Book Review: Teaching Yoga Beyond the Poses

As yoga instructor still discovering my voice and growing my teaching skills, I found this book incredibly useful. My professional background is thirteen years in the world of education teaching both high school and college-level English and Philosophy courses. As an educator, you are often assigned curriculum and essential skills you must instruct. Much time is spent crafting and creating lessons around those skills or re-imagining “canned” curriculum to fit your teaching style and students. In the world of yoga, we each have our own practice and journey, and we must continually self-reflect on our strengths and weaknesses before instructing a class. In making the transition from yoga student to yoga instructor, I found myself longing for a resource to assist me in assessing myself as a yogini and then using that assessment and reflection to craft and build courses of value for my potential yoga students.

This book is an excellent resource to help yoga instructors do just that. It is essentially a workbook divided into three sections. The first is on Finding Your Voice as an instructor. There are some great tidbits of wisdom here for instructors both seasoned and new, particularly in regards to authenticity and finding inspiration (especially when you don’t feel inspired). From there, the second section offers Fifty-Four Themes for classes! I absolutely love this section because it serves as a model for how to construct a class, even offering potential phrases and sentences to use during class that connect back to the themes explored. There are also some pretty groovy themes–I especially dug the idea of utilizing the four seasons as themes.

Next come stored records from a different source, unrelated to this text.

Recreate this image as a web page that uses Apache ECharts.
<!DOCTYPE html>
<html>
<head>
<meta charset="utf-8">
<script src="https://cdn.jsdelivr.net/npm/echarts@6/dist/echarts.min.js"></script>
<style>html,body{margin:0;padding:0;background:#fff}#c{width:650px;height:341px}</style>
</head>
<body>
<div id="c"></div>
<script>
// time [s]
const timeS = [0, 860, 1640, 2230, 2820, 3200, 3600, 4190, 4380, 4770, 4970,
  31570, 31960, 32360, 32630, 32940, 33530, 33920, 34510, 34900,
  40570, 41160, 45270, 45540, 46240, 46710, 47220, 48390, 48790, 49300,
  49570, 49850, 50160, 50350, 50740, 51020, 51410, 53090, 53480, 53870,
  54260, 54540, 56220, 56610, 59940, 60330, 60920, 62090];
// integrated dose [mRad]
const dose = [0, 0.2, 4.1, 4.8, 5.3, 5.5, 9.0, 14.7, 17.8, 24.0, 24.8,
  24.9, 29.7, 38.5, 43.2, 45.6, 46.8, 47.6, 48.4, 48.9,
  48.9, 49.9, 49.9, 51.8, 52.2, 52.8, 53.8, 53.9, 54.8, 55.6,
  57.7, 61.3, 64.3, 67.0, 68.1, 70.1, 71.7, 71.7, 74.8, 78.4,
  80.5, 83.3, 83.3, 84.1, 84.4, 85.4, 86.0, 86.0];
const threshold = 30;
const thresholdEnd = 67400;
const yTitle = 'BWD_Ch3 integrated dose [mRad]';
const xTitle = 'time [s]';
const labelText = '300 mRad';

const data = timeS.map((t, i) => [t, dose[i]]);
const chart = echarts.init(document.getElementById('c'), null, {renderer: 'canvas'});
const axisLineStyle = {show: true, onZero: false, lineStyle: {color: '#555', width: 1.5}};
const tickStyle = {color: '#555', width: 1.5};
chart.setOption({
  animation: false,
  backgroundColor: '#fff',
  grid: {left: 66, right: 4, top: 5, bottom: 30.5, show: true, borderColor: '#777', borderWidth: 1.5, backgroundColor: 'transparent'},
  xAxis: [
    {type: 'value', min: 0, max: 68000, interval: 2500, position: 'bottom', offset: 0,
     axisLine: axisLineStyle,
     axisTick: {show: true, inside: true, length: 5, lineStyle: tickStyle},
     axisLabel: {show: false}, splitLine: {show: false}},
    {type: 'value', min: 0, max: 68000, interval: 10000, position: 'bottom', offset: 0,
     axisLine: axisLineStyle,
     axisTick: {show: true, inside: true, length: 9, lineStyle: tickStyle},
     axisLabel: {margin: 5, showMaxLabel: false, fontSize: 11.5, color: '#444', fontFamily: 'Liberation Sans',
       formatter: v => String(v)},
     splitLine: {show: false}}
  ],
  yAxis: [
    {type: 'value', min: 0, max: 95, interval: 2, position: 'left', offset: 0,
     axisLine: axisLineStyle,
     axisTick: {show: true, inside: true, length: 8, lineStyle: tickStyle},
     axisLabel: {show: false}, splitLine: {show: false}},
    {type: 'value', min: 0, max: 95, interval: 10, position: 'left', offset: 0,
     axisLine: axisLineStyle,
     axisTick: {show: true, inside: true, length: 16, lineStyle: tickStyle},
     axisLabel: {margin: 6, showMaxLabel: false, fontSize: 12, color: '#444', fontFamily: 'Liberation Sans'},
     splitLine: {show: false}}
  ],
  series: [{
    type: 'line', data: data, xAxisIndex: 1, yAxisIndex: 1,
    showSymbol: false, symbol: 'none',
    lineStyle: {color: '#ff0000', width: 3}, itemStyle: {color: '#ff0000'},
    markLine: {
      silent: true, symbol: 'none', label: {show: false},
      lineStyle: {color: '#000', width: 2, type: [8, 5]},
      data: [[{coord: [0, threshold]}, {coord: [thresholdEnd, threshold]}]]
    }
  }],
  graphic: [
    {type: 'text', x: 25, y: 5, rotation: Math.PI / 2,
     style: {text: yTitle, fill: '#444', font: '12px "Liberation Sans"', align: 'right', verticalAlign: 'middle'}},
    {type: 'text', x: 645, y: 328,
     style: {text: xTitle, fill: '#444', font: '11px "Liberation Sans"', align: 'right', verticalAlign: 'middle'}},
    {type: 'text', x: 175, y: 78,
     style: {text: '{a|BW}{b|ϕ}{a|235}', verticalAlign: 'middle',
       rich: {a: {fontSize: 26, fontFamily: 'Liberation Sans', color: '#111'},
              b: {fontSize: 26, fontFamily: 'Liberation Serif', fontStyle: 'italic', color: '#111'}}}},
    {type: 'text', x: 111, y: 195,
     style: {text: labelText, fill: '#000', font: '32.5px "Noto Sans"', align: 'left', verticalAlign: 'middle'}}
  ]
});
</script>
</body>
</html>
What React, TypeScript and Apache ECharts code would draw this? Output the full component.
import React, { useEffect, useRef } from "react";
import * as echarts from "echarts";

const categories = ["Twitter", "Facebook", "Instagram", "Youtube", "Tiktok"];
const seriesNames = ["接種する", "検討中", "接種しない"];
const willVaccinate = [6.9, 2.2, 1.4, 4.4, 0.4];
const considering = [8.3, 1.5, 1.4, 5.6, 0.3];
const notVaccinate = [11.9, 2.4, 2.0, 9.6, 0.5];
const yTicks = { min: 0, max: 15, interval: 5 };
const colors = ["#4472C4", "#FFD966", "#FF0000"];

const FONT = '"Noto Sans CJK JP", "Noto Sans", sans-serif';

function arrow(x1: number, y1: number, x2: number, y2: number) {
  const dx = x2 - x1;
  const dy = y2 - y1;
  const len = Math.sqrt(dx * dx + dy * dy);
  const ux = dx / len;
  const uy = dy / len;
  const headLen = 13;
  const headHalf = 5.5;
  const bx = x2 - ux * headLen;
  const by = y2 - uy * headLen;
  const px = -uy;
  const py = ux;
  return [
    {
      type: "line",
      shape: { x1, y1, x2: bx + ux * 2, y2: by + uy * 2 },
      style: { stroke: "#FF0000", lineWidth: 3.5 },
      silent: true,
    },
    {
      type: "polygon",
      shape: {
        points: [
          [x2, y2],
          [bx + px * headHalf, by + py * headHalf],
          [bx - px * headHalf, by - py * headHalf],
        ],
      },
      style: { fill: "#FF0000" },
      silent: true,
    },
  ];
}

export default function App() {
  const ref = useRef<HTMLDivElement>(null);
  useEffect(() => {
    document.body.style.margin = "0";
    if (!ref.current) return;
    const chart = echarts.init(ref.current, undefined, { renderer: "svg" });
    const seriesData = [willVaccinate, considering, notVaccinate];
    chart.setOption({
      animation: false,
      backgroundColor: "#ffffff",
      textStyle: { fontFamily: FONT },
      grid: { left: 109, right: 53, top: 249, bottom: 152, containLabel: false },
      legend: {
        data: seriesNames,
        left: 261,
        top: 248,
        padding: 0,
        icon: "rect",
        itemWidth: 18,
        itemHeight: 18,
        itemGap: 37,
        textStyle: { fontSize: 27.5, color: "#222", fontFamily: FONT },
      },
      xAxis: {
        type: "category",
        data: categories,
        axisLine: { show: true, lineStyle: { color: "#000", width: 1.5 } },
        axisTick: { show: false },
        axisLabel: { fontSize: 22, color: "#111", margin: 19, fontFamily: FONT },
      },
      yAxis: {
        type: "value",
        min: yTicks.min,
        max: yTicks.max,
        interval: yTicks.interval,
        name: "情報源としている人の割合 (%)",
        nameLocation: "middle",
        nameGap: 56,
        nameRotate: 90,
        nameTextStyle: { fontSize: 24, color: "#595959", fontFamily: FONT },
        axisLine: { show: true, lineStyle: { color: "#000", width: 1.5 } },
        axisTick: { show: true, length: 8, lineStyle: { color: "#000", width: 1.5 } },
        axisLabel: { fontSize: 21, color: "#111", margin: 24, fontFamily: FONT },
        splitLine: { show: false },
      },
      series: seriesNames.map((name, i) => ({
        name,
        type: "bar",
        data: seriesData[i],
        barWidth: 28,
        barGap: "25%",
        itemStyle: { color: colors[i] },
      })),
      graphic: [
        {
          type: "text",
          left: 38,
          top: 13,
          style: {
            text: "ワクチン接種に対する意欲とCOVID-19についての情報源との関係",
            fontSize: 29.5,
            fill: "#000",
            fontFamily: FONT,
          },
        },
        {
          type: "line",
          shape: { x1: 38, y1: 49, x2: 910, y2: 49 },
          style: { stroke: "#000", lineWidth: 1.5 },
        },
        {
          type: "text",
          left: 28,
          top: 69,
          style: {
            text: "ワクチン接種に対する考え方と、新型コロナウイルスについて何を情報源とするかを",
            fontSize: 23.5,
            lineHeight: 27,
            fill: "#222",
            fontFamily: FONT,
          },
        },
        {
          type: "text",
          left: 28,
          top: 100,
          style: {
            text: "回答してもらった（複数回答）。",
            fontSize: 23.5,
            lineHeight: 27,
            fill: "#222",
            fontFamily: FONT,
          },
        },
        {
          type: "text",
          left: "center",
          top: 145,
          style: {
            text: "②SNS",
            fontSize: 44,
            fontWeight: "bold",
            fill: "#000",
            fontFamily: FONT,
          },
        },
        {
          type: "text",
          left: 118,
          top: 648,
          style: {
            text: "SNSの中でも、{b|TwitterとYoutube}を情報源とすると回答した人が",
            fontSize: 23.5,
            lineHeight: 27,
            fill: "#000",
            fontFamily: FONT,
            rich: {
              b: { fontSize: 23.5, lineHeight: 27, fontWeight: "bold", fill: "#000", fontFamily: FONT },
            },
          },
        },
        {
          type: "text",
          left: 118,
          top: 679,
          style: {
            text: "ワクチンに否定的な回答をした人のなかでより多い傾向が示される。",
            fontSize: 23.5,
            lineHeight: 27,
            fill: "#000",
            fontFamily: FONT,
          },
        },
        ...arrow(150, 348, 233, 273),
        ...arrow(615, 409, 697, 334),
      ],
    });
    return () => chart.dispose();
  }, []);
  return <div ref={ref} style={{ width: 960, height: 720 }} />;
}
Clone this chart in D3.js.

The final section allows the yogini to get creative herself! There are blank templates to write out your ideas and inspirations, which makes this book extra handy to carry around when you’re in the process of pondering about what to teach next.

Overall, I highly recommend this book, especially for those of you that are newer to constructing your own classes. The thematic approach is quite fun and a good exercise to reflect and consider the various approaches to teaching a yoga course!